VLCC tonne miles from AG to China have been fluctuating at a lower level since the last peak in late June
In the first days of August, sentiment in the crude tanker market continues to be under pressure, and there are no signs of recovery yet, while on AG the growth of tonne-miles towards the Far East (see image above) is continuously revised downwards. After the last peak in rates from AG to China at the end of July, sentiment has deteriorated while weakness continues on the Aframax-Med route.
However, there is a glimmer of hope in the MR clean segment, as it shows promising signs of recovery. Despite this, the overall outlook for August crude tanker freight rates remains uncertain.

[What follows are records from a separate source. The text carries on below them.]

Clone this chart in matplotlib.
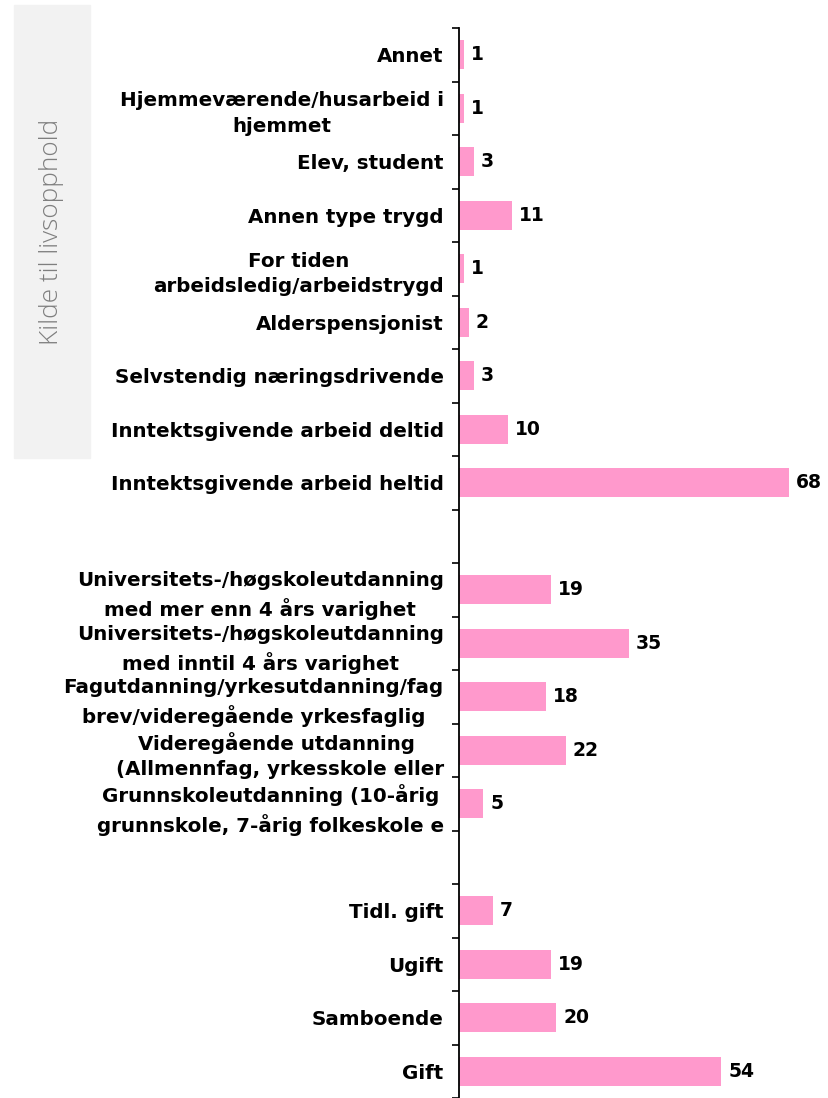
import matplotlib
matplotlib.use("Agg")
import matplotlib.pyplot as plt
from matplotlib.patches import Rectangle

# Data (top to bottom); None marks an empty separator slot
categories = [
    "Annet",
    "Hjemmeværende/husarbeid i\nhjemmet",
    "Elev, student",
    "Annen type trygd",
    "For tiden\narbeidsledig/arbeidstrygd",
    "Alderspensjonist",
    "Selvstendig næringsdrivende",
    "Inntektsgivende arbeid deltid",
    "Inntektsgivende arbeid heltid",
    None,
    "Universitets-/høgskoleutdanning\nmed mer enn 4 års varighet",
    "Universitets-/høgskoleutdanning\nmed inntil 4 års varighet",
    "Fagutdanning/yrkesutdanning/fag\nbrev/videregående yrkesfaglig",
    "Videregående utdanning \n(Allmennfag, yrkesskole eller",
    "Grunnskoleutdanning (10-årig\ngrunnskole, 7-årig folkeskole e",
    None,
    "Tidl. gift",
    "Ugift",
    "Samboende",
    "Gift",
]
values = [1, 1, 3, 11, 1, 2, 3, 10, 68, None,
          19, 35, 18, 22, 5, None,
          7, 19, 20, 54]
side_title = "Kilde til livsopphold"

W, H = 829, 1098
fig = plt.figure(figsize=(W / 100, H / 100), dpi=100)
ax = fig.add_axes([459 / W, 0, 1 - 459 / W, 1 - 28 / H])

label_font = "DejaVu Sans"
pos = [i for i, v in enumerate(values) if v is not None]
vals = [values[i] for i in pos]
labs = [categories[i] for i in pos]

bars = ax.barh(pos, vals, height=0.54, color="#ff99cc", zorder=2)
for p, v in zip(pos, vals):
    ax.annotate(str(v), xy=(v, p), xytext=(5, 0), textcoords="offset points",
                va="center", ha="left", fontsize=13.5, fontweight="bold",
                family=label_font, color="black")

n = len(values)
ax.set_ylim(n - 0.5, -0.5)
ax.set_xlim(0, 76.2)
ax.set_yticks(pos)
ax.set_yticklabels(labs, fontsize=14.3, fontweight="bold", family=label_font,
                   multialignment="center", linespacing=1.45)
ax.set_yticks([i - 0.5 for i in range(n + 1)], minor=True)
ax.tick_params(axis="y", which="major", length=0, pad=11)
ax.tick_params(axis="y", which="minor", length=5, width=1.2, color="black")
ax.set_xticks([])
for s in ["top", "right", "bottom"]:
    ax.spines[s].set_visible(False)
ax.spines["left"].set_linewidth(1.3)
ax.spines["left"].set_color("black")

fig.add_artist(Rectangle((14 / W, 1 - 458 / H), 76 / W, 453 / H,
                         transform=fig.transFigure, color="#f2f2f2", zorder=0))
fig.text(52 / W, 1 - 232 / H, side_title, rotation=90, ha="center", va="center",
         fontsize=18.8, color="#7f7f7f", family="Open Sans", fontweight="light")

fig.savefig("out.png", dpi=100)
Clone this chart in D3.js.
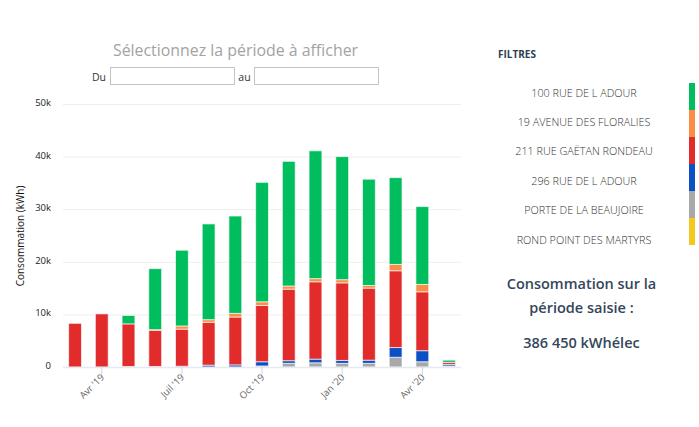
<!DOCTYPE html>
<html>
<head>
<meta charset="utf-8">
<style>
    body { margin: 0; background: white; font-family: "Open Sans", sans-serif; }
    #chart { display: block; }
    .grid line { stroke: #eeeeee; }
    .grid path { display: none; }
    input { position: absolute; box-sizing: border-box; height: 18px; width: 125px; top: 67px; border: 1px solid #c4c4c4; padding: 0; background: white; }
</style>
<script src="https://cdnjs.cloudflare.com/ajax/libs/d3/7.8.5/d3.min.js"></script>
</head>
<body>
<input style="left:110px"><input style="left:254px">
<svg id="chart" width="699" height="427"></svg>
<script>
let months = ["mars19","avr19","mai19","juin19","juil19","aout19","sept19","oct19","nov19","dec19","janv20","fevr20","mars20","avr20","mai20"]
let tickMonths = ["avr19","juil19","oct19","janv20","avr20"]
let tickLabels = ["Avr '19","Juil '19","Oct '19","Jan '20","Avr '20"]
let yTicks = [0,10000,20000,30000,40000,50000]

let sites = ["100 RUE DE L ADOUR","19 AVENUE DES FLORALIES","211 RUE GAËTAN RONDEAU","296 RUE DE L ADOUR","PORTE DE LA BEAUJOIRE","ROND POINT DES MARTYRS"]
let siteColors = ["#00bd5e","#fb8d45","#e22b2b","#0b50c4","#a8a8a8","#f4c81e"]

let greenVals  = [0,0,1600,11600,14400,18200,18500,22700,23700,24300,23400,20200,16500,14800,400]
let orangeVals = [0,0,0,100,600,500,700,700,600,600,600,500,1200,1400,0]
let redVals    = [8300,10100,8100,6900,7050,8150,9100,10700,13600,14700,14750,13700,14600,11200,400]
let blueVals   = [0,0,0,0,150,350,400,800,500,700,550,600,1850,2100,300]
let greyVals   = [0,0,100,100,0,0,0,200,700,800,700,700,1850,1000,200]
let yellowVals = [0,0,0,0,0,0,0,0,0,0,0,0,0,0,0]

// bottom of the stack first
let stackOrder = [
    {key: 4, vals: greyVals},
    {key: 5, vals: yellowVals},
    {key: 3, vals: blueVals},
    {key: 2, vals: redVals},
    {key: 1, vals: orangeVals},
    {key: 0, vals: greenVals}
]

let svg = d3.select("#chart")

let x = d3.scaleBand().domain(months).range([61.7,462.4]).paddingInner(0.52).paddingOuter(0.26)
let y = d3.scaleLinear().domain([0,50000]).range([367,104])

let rows = months.map((m,i) => {
    let r = {month: m}
    stackOrder.forEach(s => r[s.key] = s.vals[i])
    return r
})
let series = d3.stack().keys(stackOrder.map(s => s.key))(rows)

// grid
svg.append("g").attr("class","grid")
    .attr("transform","translate(63,0)")
    .call(d3.axisLeft(y).tickValues(yTicks).tickSize(-398).tickFormat(""))

// bars
svg.selectAll("g.serie").data(series).enter().append("g")
    .attr("class","serie")
    .attr("fill", d => siteColors[d.key])
    .selectAll("rect").data(d => d.filter(v => v[1] > v[0])).enter().append("rect")
    .attr("x", d => x(d.data.month))
    .attr("width", x.bandwidth())
    .attr("y", d => y(d[1]))
    .attr("height", d => y(d[0]) - y(d[1]))
    .attr("stroke","white")
    .attr("stroke-opacity",0.65)
    .attr("stroke-width",1)

// y axis
let yAxis = svg.append("g").attr("transform","translate(63,-1.5)")
    .call(d3.axisLeft(y).tickValues(yTicks).tickSize(0).tickPadding(12)
        .tickFormat(d => d == 0 ? "0" : (d/1000) + "k"))
yAxis.select("path").remove()
yAxis.selectAll("text").attr("font-size","9.5px").attr("font-family","Open Sans").attr("fill","#222")

// x axis
let xAxis = svg.append("g").attr("transform","translate(0,367)")
    .call(d3.axisBottom(x).tickValues(tickMonths).tickSize(8).tickSizeOuter(0)
        .tickFormat(d => tickLabels[tickMonths.indexOf(d)]))
xAxis.select("path").attr("stroke","#e6e9f2").attr("stroke-width",1.5).attr("d","M63,0.5H461")
xAxis.selectAll("line").attr("stroke","#ccd6eb")
xAxis.selectAll("text")
    .attr("font-size","9.5px").attr("font-family","Open Sans").attr("fill","#666")
    .attr("text-anchor","end").attr("dy",0).attr("y",0)
    .attr("transform","translate(3,11) rotate(-45)")

function label(txt, px, py, size, color, anchor, weight) {
    return svg.append("text").text(txt).attr("x",px).attr("y",py)
        .attr("font-size",size).attr("fill",color)
        .attr("text-anchor",anchor || "middle").attr("font-weight",weight || 400)
}

label("Sélectionnez la période à afficher",235.5,56,15.9,"#a3a3a3")
label("Du",99,81,10.5,"#333")
label("au",244.5,81,10.5,"#333")
label("Consommation (kWh)",0,0,10,"#111").attr("transform","translate(24,236) rotate(-90)")

// panneau de droite
label("FILTRES",498,58,10,"#2c3e50","start",700)
let rowH = 29.4
sites.forEach((s,i) => {
    label(s,584,96.5 + i*rowH,10.8,"#333","middle",300)
})
let swatch = d3.scaleBand().domain(sites).range([83,245])
svg.selectAll("rect.swatch").data(sites).enter().append("rect")
    .attr("class","swatch")
    .attr("x",689).attr("width",6)
    .attr("y", d => swatch(d)).attr("height",swatch.bandwidth())
    .attr("fill",(d,i) => siteColors[i])

label("Consommation sur la",581.5,289,14.5,"#34465a","middle",600)
label("période saisie :",581.5,313,14.5,"#34465a","middle",600)
label("386 450 kWhélec",581.5,348,14.5,"#34465a","middle",600)
</script>
</body>
</html>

JP Morgan market estimates are raising concerns about a potential doubling of oil prices in the next two years. Currently, oil prices are at a nearly three-month high due to tightening global supply, as producers are implementing output cuts, and the United States, the world's largest fuel consumer, is witnessing strong demand.
To further bolster the market, analysts anticipate that Saudi Arabia might extend its voluntary oil output cut of 1 million barrels per day (bpd) for an additional month, including September. This move is expected to provide extra support during a virtual meeting with other major oil-producing nations, scheduled for Friday.
The combination of reduced supply and robust demand is creating an atmosphere of uncertainty in the oil market, and investors and stakeholders are closely monitoring the situation. Any decision made during the forthcoming meeting could significantly impact the trajectory of oil prices in the coming months.